[Figure scripts]
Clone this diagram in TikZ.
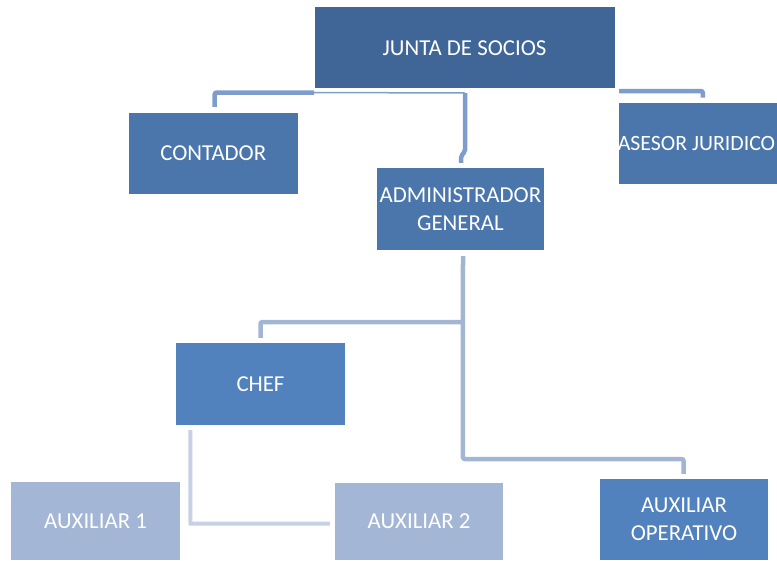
\documentclass[tikz,border=0pt]{standalone}
\usepackage{fontspec}
\setmainfont{Carlito}
\usetikzlibrary{calc}
\definecolor{cdark}{HTML}{3F6696}
\definecolor{cmid}{HTML}{4A76AC}
\definecolor{cbright}{HTML}{5282BE}
\definecolor{clight}{HTML}{A3B6D5}
\definecolor{lineA}{HTML}{7E9DCC}
\definecolor{lineB}{HTML}{A2B6D4}
\definecolor{lineC}{HTML}{C6D1E4}
\tikzset{
  orgbox/.style={draw=none, inner sep=0pt, text=white, align=center,
    font=\fontsize{22.8}{28}\selectfont},
  conA/.style={draw=lineA, line width=4.5pt, rounded corners=2pt},
  conAthin/.style={draw=lineA, line width=1.5pt},
  conB/.style={draw=lineB, line width=4.5pt, rounded corners=2pt},
  conC/.style={draw=lineC, line width=4pt},
}
\begin{document}
\begin{tikzpicture}[x=1pt,y=-1pt]
\useasboundingbox (0,0) rectangle (777,560);
\coordinate (jl) at (314,92.5);
\coordinate (jc) at (465,93);
\coordinate (jr) at (619,91);
% boxes
\node[orgbox, fill=cdark, minimum width=300, minimum height=81] (junta) at (464.5,47.8) {JUNTA DE SOCIOS};
\node[orgbox, fill=cmid, minimum width=168.5, minimum height=81] (contador) at (213.3,153.5) {CONTADOR};
\node[orgbox, fill=cmid, minimum width=167.5, minimum height=82] (admin) at (460.4,209) {ADMINISTRADOR\\GENERAL};
\node[orgbox, fill=cmid, minimum width=158.5, minimum height=81.5] (asesor) at (697.8,143.5) {};
\node[text=white, inner sep=0pt, font=\fontsize{21.8}{28}\selectfont] (asesortxt) at (696.5,143.5) {ASESOR JURIDICO};
\node[orgbox, fill=cbright, minimum width=169, minimum height=82] (chef) at (260.5,384) {CHEF};
\node[orgbox, fill=clight, minimum width=169, minimum height=78] (aux1) at (95.5,521) {AUXILIAR 1};
\node[orgbox, fill=clight, minimum width=168, minimum height=77] (aux2) at (419,521.5) {AUXILIAR 2};
\node[orgbox, fill=cbright, minimum width=168, minimum height=81] (auxop) at (684,519.5) {AUXILIAR\\OPERATIVO};
% top connectors
\draw[conA] (jl) -| ($(contador.north)+(1.4,-6)$);
\draw[conAthin] (jl) -- (jc);
\draw[conA] (jc) -- ($(admin.north)+(4.6,-16)$) -- ($(admin.north)+(0.6,-12)$) -- ($(admin.north)+(0.6,-5)$);
\draw[conA] (jr) -| ($(asesor.north)+(5,-5)$);
% middle connectors
\coordinate (mtop) at ($(admin.south)+(2.6,6)$);
\coordinate (mbr) at (462.9,322);
\draw[conB] (mtop) -- (462.9,459) -| ($(auxop.north)+(-0.5,-5)$);
\draw[conB] (mbr) -| ($(chef.north)+(0,-5)$);
% chef connector
\draw[conC] ($(chef.south west)+(14.5,5)$) -- (190.5,523.5) -- ($(aux2.west)+(-5,2)$);
\end{tikzpicture}
\end{document}
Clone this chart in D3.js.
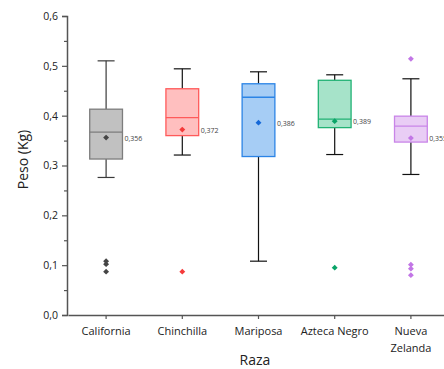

Aim: Repeat each entry exactly. Pictures do not belong in the copy.

Completed exercise:
Clone this diagram in TikZ.
\documentclass[tikz,border=0pt]{standalone}
\usepackage{fontspec}
\setmainfont{Carlito}
\usetikzlibrary{calc}
\definecolor{cdark}{HTML}{3F6696}
\definecolor{cmid}{HTML}{4A76AC}
\definecolor{cbright}{HTML}{5282BE}
\definecolor{clight}{HTML}{A3B6D5}
\definecolor{lineA}{HTML}{7E9DCC}
\definecolor{lineB}{HTML}{A2B6D4}
\definecolor{lineC}{HTML}{C6D1E4}
\tikzset{
  orgbox/.style={draw=none, inner sep=0pt, text=white, align=center,
    font=\fontsize{22.8}{28}\selectfont},
  conA/.style={draw=lineA, line width=4.5pt, rounded corners=2pt},
  conAthin/.style={draw=lineA, line width=1.5pt},
  conB/.style={draw=lineB, line width=4.5pt, rounded corners=2pt},
  conC/.style={draw=lineC, line width=4pt},
}
\begin{document}
\begin{tikzpicture}[x=1pt,y=-1pt]
\useasboundingbox (0,0) rectangle (777,560);
\coordinate (jl) at (314,92.5);
\coordinate (jc) at (465,93);
\coordinate (jr) at (619,91);
% boxes
\node[orgbox, fill=cdark, minimum width=300, minimum height=81] (junta) at (464.5,47.8) {JUNTA DE SOCIOS};
\node[orgbox, fill=cmid, minimum width=168.5, minimum height=81] (contador) at (213.3,153.5) {CONTADOR};
\node[orgbox, fill=cmid, minimum width=167.5, minimum height=82] (admin) at (460.4,209) {ADMINISTRADOR\\GENERAL};
\node[orgbox, fill=cmid, minimum width=158.5, minimum height=81.5] (asesor) at (697.8,143.5) {};
\node[text=white, inner sep=0pt, font=\fontsize{21.8}{28}\selectfont] (asesortxt) at (696.5,143.5) {ASESOR JURIDICO};
\node[orgbox, fill=cbright, minimum width=169, minimum height=82] (chef) at (260.5,384) {CHEF};
\node[orgbox, fill=clight, minimum width=169, minimum height=78] (aux1) at (95.5,521) {AUXILIAR 1};
\node[orgbox, fill=clight, minimum width=168, minimum height=77] (aux2) at (419,521.5) {AUXILIAR 2};
\node[orgbox, fill=cbright, minimum width=168, minimum height=81] (auxop) at (684,519.5) {AUXILIAR\\OPERATIVO};
% top connectors
\draw[conA] (jl) -| ($(contador.north)+(1.4,-6)$);
\draw[conAthin] (jl) -- (jc);
\draw[conA] (jc) -- ($(admin.north)+(4.6,-16)$) -- ($(admin.north)+(0.6,-12)$) -- ($(admin.north)+(0.6,-5)$);
\draw[conA] (jr) -| ($(asesor.north)+(5,-5)$);
% middle connectors
\coordinate (mtop) at ($(admin.south)+(2.6,6)$);
\coordinate (mbr) at (462.9,322);
\draw[conB] (mtop) -- (462.9,459) -| ($(auxop.north)+(-0.5,-5)$);
\draw[conB] (mbr) -| ($(chef.north)+(0,-5)$);
% chef connector
\draw[conC] ($(chef.south west)+(14.5,5)$) -- (190.5,523.5) -- ($(aux2.west)+(-5,2)$);
\end{tikzpicture}
\end{document}
Clone this chart in D3.js.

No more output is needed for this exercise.